FORT MYERS, FL. Back in December 2025, state inspectors arrived at Sugoi Exotic Place on Fort Myers, a minor outlet with limited food service, and found the establishment had been operating without a valid food permit, a basic legal requirement for any business selling food to the public in Florida.
The inspection, conducted December 22 under the Florida Department of Agriculture and Consumer Services, turned up three violations. None were corrected before the inspector left.
What Inspectors Found
The permit violation was explicit. The inspector's notes state: "The food establishment is operating without a valid food permit." According to the report, an application had been submitted, but the establishment was directed to remit payment of the appropriate fee within 10 days and contact the state's Business Center for further assistance.
The second finding involved the ware wash area. The inspector noted that chemical test strips were unavailable for checking the concentration of the sanitizer solution used at the three-compartment sink. Without those strips, there is no way to confirm that dishes, utensils, or food-contact surfaces are being sanitized to a level that actually kills pathogens.
The third violation was a repeat. Inspectors found, again, that the establishment had no written procedures for employees to follow in the event of a vomiting or diarrheal incident. The inspector's notes read: "The establishment does not have a policy in place for proper response to vomit or diarrheal events." The report indicates guidance was provided to the facility, but the violation had not been corrected before the inspector left.
What These Violations Mean
Operating without a valid food permit is not a paperwork technicality. Florida's food permit system exists so that state regulators know which establishments are selling food to the public and can conduct routine inspections. A business that has not completed the permitting process, including paying the required fee, has not been formally cleared to operate. Shoppers who visited Sugoi Exotic Place in December had no guarantee the establishment had met the baseline threshold the state sets before allowing food sales.
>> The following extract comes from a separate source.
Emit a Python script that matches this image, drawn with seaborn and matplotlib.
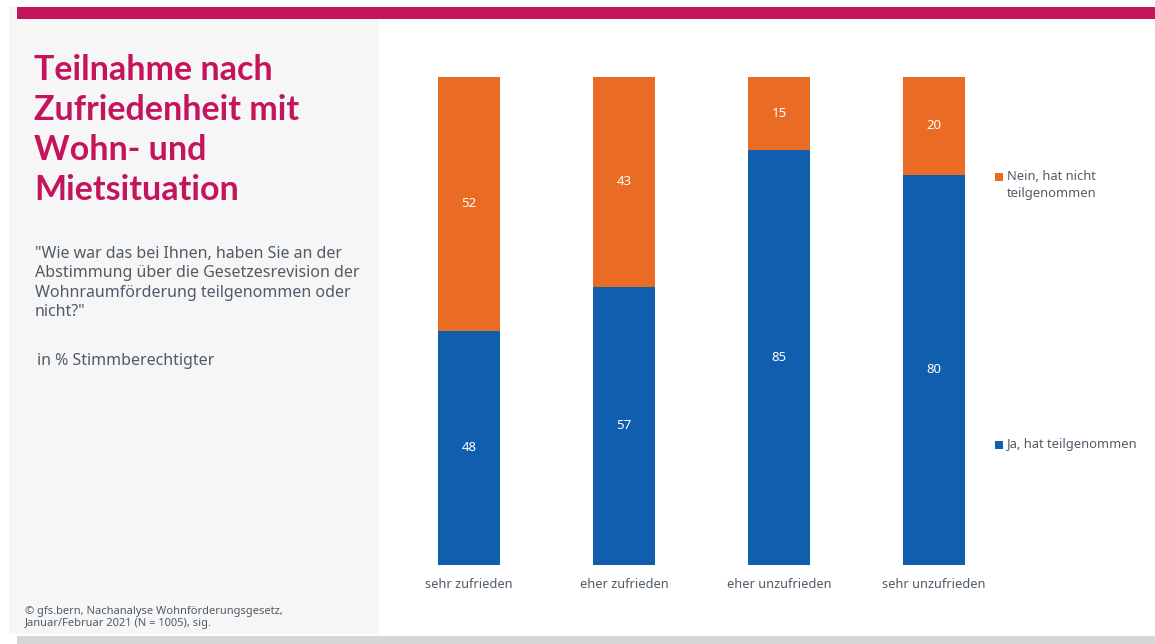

The missing sanitizer test strips matter in a specific, practical way. The three-compartment sink is where food-contact items get washed, rinsed, and sanitized. Sanitizer solutions lose potency over time and with repeated use. Without test strips, employees have no reliable way to know whether the solution in the sink is strong enough to actually sanitize anything, or whether they are running utensils through water that is effectively doing nothing.
The repeat violation involving vomiting and diarrheal events is the kind of finding that sounds bureaucratic but carries real consequences. Norovirus, one of the most common causes of foodborne illness outbreaks in retail and food service settings, spreads aggressively through surfaces contaminated during these events. Florida regulations require written cleanup procedures because improper handling of such incidents, including using the wrong cleaning products, failing to isolate the area, or not notifying a manager, can spread illness to employees and customers. This was not the first time inspectors flagged this gap at Sugoi Exotic Place.
The Longer Record
The inspection data on file for Sugoi Exotic Place is limited. The December 22 visit was categorized specifically as an "Operating Without a Valid Food Permit" inspection, meaning inspectors were not there for a routine cycle check but because the facility had triggered a compliance flag related to its permit status.
The repeat designation on the vomiting and diarrheal procedures violation is the detail that carries the most weight in that limited record. A repeat violation means inspectors identified the same deficiency on at least one prior visit, provided notice, and returned to find it still unaddressed. For a facility with limited food service, where the volume of food handling may be smaller than a full restaurant, the persistence of a procedural gap like this is notable. The fix requires no equipment, no capital investment, and no construction. It requires a written document.
None of the three violations documented in December were corrected on site. The permit issue was the subject of a 10-day compliance directive. The sanitizer test strips and the vomiting response procedures remained unresolved at the close of the inspection.
What Remained Unresolved
As of the December 22 inspection, Sugoi Exotic Place had no confirmed-valid food permit, no chemical test strips at its ware wash sink, and no written employee procedures for handling a vomiting or diarrheal event, a gap inspectors had flagged before and found again.